WRITTEN REQUEST →
Copy out all lines of the records in which the word "this" appears.

** begin MATERIAL PROVIDED **

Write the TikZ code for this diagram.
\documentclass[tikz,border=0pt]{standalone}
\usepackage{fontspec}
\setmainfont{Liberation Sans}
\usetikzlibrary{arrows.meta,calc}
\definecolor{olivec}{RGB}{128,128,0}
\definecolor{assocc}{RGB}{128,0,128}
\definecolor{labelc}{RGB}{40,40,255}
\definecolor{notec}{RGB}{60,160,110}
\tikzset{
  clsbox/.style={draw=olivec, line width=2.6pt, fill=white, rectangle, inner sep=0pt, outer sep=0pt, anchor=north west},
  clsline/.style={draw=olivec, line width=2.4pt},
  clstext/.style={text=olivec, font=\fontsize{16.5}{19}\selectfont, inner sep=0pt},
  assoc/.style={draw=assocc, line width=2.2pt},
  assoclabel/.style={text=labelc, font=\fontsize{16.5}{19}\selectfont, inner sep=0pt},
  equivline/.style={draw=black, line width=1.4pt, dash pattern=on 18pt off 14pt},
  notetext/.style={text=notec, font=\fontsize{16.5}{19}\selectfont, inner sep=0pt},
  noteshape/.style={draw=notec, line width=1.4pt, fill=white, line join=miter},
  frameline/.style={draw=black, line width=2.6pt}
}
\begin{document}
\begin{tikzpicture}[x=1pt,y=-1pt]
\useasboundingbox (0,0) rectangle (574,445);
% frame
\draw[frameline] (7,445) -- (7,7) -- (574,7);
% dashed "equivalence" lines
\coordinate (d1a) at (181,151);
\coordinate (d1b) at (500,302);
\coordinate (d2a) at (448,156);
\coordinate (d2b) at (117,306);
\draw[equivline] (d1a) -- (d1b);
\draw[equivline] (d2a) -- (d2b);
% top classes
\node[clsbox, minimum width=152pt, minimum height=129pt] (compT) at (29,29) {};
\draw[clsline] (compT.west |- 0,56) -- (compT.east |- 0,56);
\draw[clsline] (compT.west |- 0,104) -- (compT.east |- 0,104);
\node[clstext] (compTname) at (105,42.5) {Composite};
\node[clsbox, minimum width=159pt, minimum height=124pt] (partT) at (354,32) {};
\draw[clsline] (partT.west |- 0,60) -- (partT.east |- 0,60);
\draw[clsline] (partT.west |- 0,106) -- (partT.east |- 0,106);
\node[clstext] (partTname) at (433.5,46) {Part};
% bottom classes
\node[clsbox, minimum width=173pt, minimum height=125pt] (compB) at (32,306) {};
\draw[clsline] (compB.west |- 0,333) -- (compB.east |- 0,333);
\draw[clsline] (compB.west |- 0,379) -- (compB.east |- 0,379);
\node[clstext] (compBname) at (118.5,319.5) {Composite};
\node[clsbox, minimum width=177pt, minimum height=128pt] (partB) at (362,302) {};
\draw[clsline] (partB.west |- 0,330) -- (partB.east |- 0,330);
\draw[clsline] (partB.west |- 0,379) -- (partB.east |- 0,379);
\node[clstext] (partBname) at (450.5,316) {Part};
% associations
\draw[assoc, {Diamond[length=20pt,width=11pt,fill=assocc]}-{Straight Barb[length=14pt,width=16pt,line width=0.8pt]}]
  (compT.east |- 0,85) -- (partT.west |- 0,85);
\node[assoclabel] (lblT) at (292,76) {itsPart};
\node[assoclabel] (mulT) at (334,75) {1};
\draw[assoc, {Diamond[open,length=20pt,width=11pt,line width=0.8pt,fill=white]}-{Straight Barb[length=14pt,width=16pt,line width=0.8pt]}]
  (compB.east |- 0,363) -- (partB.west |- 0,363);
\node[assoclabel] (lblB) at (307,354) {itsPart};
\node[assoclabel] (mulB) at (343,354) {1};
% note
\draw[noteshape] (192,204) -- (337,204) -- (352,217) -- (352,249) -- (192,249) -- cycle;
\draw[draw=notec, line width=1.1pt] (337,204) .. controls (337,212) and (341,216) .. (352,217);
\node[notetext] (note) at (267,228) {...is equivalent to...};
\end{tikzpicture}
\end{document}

** end MATERIAL PROVIDED **
** begin MATERIAL PROVIDED **

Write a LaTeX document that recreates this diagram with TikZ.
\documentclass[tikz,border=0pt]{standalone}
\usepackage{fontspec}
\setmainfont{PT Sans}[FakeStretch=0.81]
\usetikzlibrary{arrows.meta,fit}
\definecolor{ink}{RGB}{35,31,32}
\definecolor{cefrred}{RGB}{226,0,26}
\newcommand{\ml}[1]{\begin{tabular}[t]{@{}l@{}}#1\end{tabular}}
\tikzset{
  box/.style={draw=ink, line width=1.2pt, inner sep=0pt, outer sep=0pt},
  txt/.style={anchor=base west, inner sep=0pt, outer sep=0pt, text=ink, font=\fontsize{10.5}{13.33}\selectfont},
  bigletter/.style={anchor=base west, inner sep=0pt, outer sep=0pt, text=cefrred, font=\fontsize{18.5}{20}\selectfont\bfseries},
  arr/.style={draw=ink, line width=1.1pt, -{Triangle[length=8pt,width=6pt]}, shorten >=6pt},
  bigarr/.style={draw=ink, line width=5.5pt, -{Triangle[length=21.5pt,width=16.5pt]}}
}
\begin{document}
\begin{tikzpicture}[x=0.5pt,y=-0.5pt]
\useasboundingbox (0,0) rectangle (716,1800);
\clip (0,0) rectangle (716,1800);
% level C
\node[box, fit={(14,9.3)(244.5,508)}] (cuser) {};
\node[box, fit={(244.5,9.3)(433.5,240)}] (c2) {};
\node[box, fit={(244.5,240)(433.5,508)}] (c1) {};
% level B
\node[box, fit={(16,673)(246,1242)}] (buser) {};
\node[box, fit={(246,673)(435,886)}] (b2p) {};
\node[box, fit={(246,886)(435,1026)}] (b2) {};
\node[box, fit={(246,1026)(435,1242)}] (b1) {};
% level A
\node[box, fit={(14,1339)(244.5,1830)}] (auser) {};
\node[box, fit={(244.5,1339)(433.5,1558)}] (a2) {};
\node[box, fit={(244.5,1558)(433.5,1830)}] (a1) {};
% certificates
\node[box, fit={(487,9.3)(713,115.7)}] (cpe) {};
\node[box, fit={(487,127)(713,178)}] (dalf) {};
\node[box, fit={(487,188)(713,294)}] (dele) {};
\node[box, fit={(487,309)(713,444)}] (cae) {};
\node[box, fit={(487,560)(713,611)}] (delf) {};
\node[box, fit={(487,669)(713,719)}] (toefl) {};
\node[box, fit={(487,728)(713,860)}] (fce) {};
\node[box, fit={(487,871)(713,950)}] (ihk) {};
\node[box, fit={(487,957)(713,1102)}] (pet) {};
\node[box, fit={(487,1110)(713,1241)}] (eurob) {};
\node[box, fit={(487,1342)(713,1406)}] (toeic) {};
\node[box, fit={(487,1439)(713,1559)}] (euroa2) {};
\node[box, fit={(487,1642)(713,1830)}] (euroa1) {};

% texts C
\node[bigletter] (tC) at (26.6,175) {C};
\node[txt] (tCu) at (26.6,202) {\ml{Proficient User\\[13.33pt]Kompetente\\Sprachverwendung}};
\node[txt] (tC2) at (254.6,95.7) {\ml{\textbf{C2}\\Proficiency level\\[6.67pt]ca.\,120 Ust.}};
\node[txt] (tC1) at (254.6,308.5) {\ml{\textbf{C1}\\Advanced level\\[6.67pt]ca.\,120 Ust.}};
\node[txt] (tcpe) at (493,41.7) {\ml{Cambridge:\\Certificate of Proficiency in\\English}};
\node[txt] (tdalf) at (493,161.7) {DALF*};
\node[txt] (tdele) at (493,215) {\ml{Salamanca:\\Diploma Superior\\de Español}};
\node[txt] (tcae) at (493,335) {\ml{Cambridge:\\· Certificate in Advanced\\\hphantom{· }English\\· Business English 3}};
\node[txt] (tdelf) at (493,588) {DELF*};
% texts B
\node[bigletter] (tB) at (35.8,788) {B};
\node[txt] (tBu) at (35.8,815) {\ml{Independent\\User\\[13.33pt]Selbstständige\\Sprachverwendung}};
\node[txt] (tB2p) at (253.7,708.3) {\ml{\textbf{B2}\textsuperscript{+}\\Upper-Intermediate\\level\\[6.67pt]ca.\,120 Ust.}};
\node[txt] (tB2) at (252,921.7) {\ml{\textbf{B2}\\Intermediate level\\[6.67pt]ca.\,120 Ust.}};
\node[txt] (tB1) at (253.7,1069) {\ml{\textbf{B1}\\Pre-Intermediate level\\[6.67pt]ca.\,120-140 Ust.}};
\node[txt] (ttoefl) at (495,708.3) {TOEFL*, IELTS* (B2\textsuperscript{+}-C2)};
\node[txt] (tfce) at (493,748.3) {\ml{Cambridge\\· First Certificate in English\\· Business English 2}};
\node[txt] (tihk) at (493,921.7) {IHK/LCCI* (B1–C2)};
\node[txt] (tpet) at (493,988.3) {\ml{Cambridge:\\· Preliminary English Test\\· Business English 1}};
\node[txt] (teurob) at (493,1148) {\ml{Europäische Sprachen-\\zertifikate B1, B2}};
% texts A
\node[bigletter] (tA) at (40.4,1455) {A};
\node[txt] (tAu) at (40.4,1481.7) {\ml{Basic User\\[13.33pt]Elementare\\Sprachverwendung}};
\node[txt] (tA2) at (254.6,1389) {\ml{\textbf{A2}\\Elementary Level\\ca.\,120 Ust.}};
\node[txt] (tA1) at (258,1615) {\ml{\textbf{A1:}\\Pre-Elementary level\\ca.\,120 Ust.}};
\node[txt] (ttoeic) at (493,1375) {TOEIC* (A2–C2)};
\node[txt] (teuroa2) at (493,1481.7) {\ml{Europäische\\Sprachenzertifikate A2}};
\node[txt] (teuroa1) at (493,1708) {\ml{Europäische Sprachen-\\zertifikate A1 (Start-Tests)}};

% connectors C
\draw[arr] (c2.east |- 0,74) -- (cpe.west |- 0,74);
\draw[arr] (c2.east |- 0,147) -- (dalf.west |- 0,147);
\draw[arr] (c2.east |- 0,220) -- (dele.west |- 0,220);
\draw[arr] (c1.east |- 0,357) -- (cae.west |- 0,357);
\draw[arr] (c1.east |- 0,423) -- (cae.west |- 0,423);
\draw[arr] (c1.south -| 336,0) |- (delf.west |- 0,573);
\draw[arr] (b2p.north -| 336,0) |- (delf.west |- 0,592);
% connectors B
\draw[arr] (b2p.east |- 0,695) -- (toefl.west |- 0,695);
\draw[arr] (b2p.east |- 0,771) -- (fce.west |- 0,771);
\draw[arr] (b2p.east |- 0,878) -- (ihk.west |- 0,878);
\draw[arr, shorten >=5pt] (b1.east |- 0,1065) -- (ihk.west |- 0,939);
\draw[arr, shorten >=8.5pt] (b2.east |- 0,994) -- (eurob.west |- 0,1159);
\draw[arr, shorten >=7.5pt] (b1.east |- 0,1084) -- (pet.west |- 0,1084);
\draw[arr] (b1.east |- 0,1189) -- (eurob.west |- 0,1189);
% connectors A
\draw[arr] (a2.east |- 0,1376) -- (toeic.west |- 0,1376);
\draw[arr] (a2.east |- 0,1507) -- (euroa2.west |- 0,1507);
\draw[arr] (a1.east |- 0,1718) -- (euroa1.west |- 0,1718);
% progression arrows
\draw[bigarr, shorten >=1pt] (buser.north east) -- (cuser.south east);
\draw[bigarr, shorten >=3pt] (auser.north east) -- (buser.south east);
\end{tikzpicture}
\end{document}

** end MATERIAL PROVIDED **
** begin MATERIAL PROVIDED **

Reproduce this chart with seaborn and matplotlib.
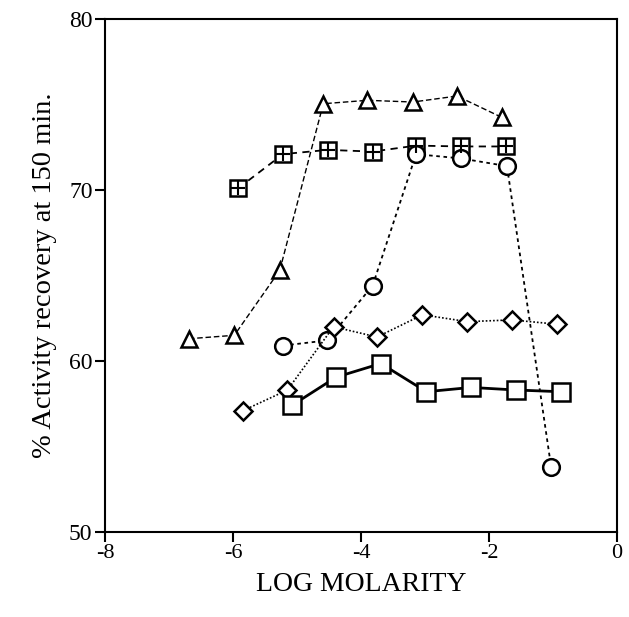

** end MATERIAL PROVIDED **

RESPONSE TO THE TASK →
Write the TikZ code for this diagram.
Write a LaTeX document that recreates this diagram with TikZ.
Reproduce this chart with seaborn and matplotlib.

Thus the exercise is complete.